TO DO => Skip the pictures and quote all of the lines exactly.

----

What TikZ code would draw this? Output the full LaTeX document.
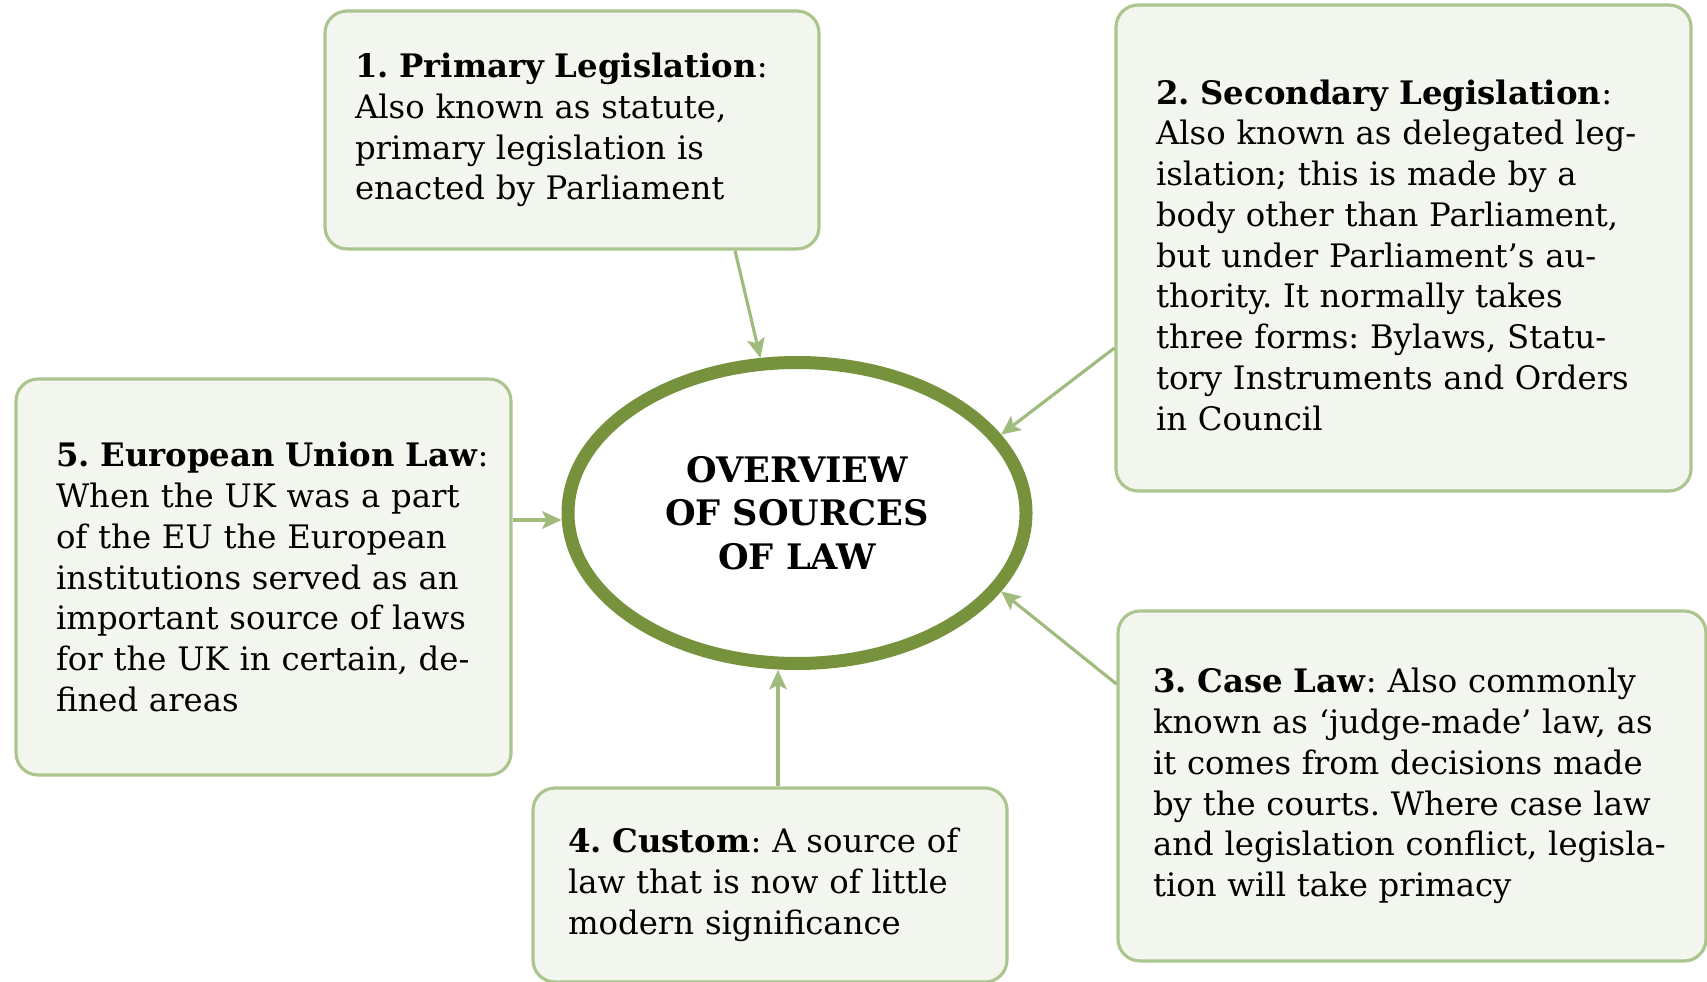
\documentclass[tikz,border=0pt]{standalone}
\usepackage{fontspec}
\setmainfont{DejaVu Serif}
\usepackage{tikz}
\usetikzlibrary{arrows.meta}
\usetikzlibrary{shapes.geometric}
\definecolor{verdeOscuro}{HTML}{76923C}
\definecolor{verdeBorde}{HTML}{ABC58E}
\definecolor{verdeFlecha}{HTML}{9FBB7D}
\definecolor{verdeFondo}{HTML}{F3F6EE}
\frenchspacing

\begin{document}
\begin{tikzpicture}[
    font=\fontsize{9.2pt}{11.6pt}\selectfont, % Fuente del texto de las cajas
    sourcebox/.style={draw=verdeBorde, fill=verdeFondo, line width=0.9pt,
      rounded corners=0.22cm, align=left, inner xsep=0.38cm, inner ysep=0pt}, % Cajas de cada fuente
    link/.style={-{Stealth[length=5.5pt, width=5pt, inset=1.2pt]},
      verdeFlecha, line width=0.9pt}, % Flechas hacia el centro
    hub/.style={ellipse, draw=verdeOscuro, fill=white, line width=0.13cm,
      minimum width=4.58cm, minimum height=3.01cm, inner sep=0pt, align=center,
      font=\fontsize{10pt}{12.4pt}\selectfont\bfseries} % Elipse central
]
    \useasboundingbox (0,0) rectangle (17.07,9.81); % Margenes de la figura

    % --- Elipse central ---
    \node[hub] (law) at (7.97,4.68) {OVERVIEW\\OF SOURCES\\OF LAW};

    % --- Cajas de las fuentes ---
    \node[sourcebox, inner xsep=0.30cm, text width=4.34cm, minimum height=2.38cm] (primary) at (5.72,8.51)
      {\textbf{1. Primary Legislation}:\\ Also known as statute,\\ primary legislation is\\ enacted by Parliament};
    \node[sourcebox, inner xsep=0.40cm, text width=4.95cm, minimum height=4.86cm] (secondary) at (14.035,7.33)
      {\rule{0pt}{11pt}\textbf{2. Secondary Legislation}:\\ Also known as delegated leg-\\ islation; this is made by a\\
       body other than Parliament,\\ but under Parliament’s au-\\ thority. It normally takes\\
       three forms: Bylaws, Statu-\\ tory Instruments and Orders\\ in Council};
    \node[sourcebox, inner xsep=0.35cm, text width=5.18cm, minimum height=3.50cm] (caselaw) at (14.12,1.95)
      {\textbf{3. Case Law}: Also commonly\\ known as ‘judge-made’ law, as\\ it comes from decisions made\\
       by the courts. Where case law\\ \mbox{and legislation conflict, legisla-}\\ tion will take primacy};
    \node[sourcebox, inner xsep=0.35cm, text width=4.04cm, minimum height=1.94cm] (custom) at (7.70,0.96)
      {\textbf{4. Custom}: A source of\\ law that is now of little\\ modern significance};
    \node[sourcebox, inner xsep=0.40cm, text width=4.15cm, minimum height=3.96cm] (eulaw) at (2.635,4.04)
      {\mbox{\textbf{5. European Union Law}:}\\ When the UK was a part\\ of the EU the European\\
       institutions served as an\\ important source of laws\\ for the UK in certain, de-\\ fined areas};

    % --- Flechas ---
    \coordinate (a1) at ([xshift=1.63cm]primary.south); % Salida de la caja 1
    \draw[link] (a1) -- (law);
    \draw[link] ([yshift=-1cm]secondary.west) -- (law.21);
    \draw[link] ([yshift=1.02cm]caselaw.west) -- (law.-21);
    \draw[link] ([xshift=0.08cm]custom.north) -- ([xshift=0.08cm]custom.north |- law.south);
    \draw[link] ([yshift=0.57cm]eulaw.east) -- ([yshift=0.57cm]eulaw.east -| law.west);

\end{tikzpicture}
\end{document}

----

WRITTEN REPLY =>
What TikZ code would draw this? Output the full LaTeX document.
\documentclass[tikz,border=0pt]{standalone}
\usepackage{fontspec}
\setmainfont{DejaVu Serif}
\usepackage{tikz}
\usetikzlibrary{arrows.meta}
\usetikzlibrary{shapes.geometric}
\definecolor{verdeOscuro}{HTML}{76923C}
\definecolor{verdeBorde}{HTML}{ABC58E}
\definecolor{verdeFlecha}{HTML}{9FBB7D}
\definecolor{verdeFondo}{HTML}{F3F6EE}
\frenchspacing

\begin{document}
\begin{tikzpicture}[
    font=\fontsize{9.2pt}{11.6pt}\selectfont, % Fuente del texto de las cajas
    sourcebox/.style={draw=verdeBorde, fill=verdeFondo, line width=0.9pt,
      rounded corners=0.22cm, align=left, inner xsep=0.38cm, inner ysep=0pt}, % Cajas de cada fuente
    link/.style={-{Stealth[length=5.5pt, width=5pt, inset=1.2pt]},
      verdeFlecha, line width=0.9pt}, % Flechas hacia el centro
    hub/.style={ellipse, draw=verdeOscuro, fill=white, line width=0.13cm,
      minimum width=4.58cm, minimum height=3.01cm, inner sep=0pt, align=center,
      font=\fontsize{10pt}{12.4pt}\selectfont\bfseries} % Elipse central
]
    \useasboundingbox (0,0) rectangle (17.07,9.81); % Margenes de la figura

    % --- Elipse central ---
    \node[hub] (law) at (7.97,4.68) {OVERVIEW\\OF SOURCES\\OF LAW};

    % --- Cajas de las fuentes ---
    \node[sourcebox, inner xsep=0.30cm, text width=4.34cm, minimum height=2.38cm] (primary) at (5.72,8.51)
      {\textbf{1. Primary Legislation}:\\ Also known as statute,\\ primary legislation is\\ enacted by Parliament};
    \node[sourcebox, inner xsep=0.40cm, text width=4.95cm, minimum height=4.86cm] (secondary) at (14.035,7.33)
      {\rule{0pt}{11pt}\textbf{2. Secondary Legislation}:\\ Also known as delegated leg-\\ islation; this is made by a\\
       body other than Parliament,\\ but under Parliament’s au-\\ thority. It normally takes\\
       three forms: Bylaws, Statu-\\ tory Instruments and Orders\\ in Council};
    \node[sourcebox, inner xsep=0.35cm, text width=5.18cm, minimum height=3.50cm] (caselaw) at (14.12,1.95)
      {\textbf{3. Case Law}: Also commonly\\ known as ‘judge-made’ law, as\\ it comes from decisions made\\
       by the courts. Where case law\\ \mbox{and legislation conflict, legisla-}\\ tion will take primacy};
    \node[sourcebox, inner xsep=0.35cm, text width=4.04cm, minimum height=1.94cm] (custom) at (7.70,0.96)
      {\textbf{4. Custom}: A source of\\ law that is now of little\\ modern significance};
    \node[sourcebox, inner xsep=0.40cm, text width=4.15cm, minimum height=3.96cm] (eulaw) at (2.635,4.04)
      {\mbox{\textbf{5. European Union Law}:}\\ When the UK was a part\\ of the EU the European\\
       institutions served as an\\ important source of laws\\ for the UK in certain, de-\\ fined areas};

    % --- Flechas ---
    \coordinate (a1) at ([xshift=1.63cm]primary.south); % Salida de la caja 1
    \draw[link] (a1) -- (law);
    \draw[link] ([yshift=-1cm]secondary.west) -- (law.21);
    \draw[link] ([yshift=1.02cm]caselaw.west) -- (law.-21);
    \draw[link] ([xshift=0.08cm]custom.north) -- ([xshift=0.08cm]custom.north |- law.south);
    \draw[link] ([yshift=0.57cm]eulaw.east) -- ([yshift=0.57cm]eulaw.east -| law.west);

\end{tikzpicture}
\end{document}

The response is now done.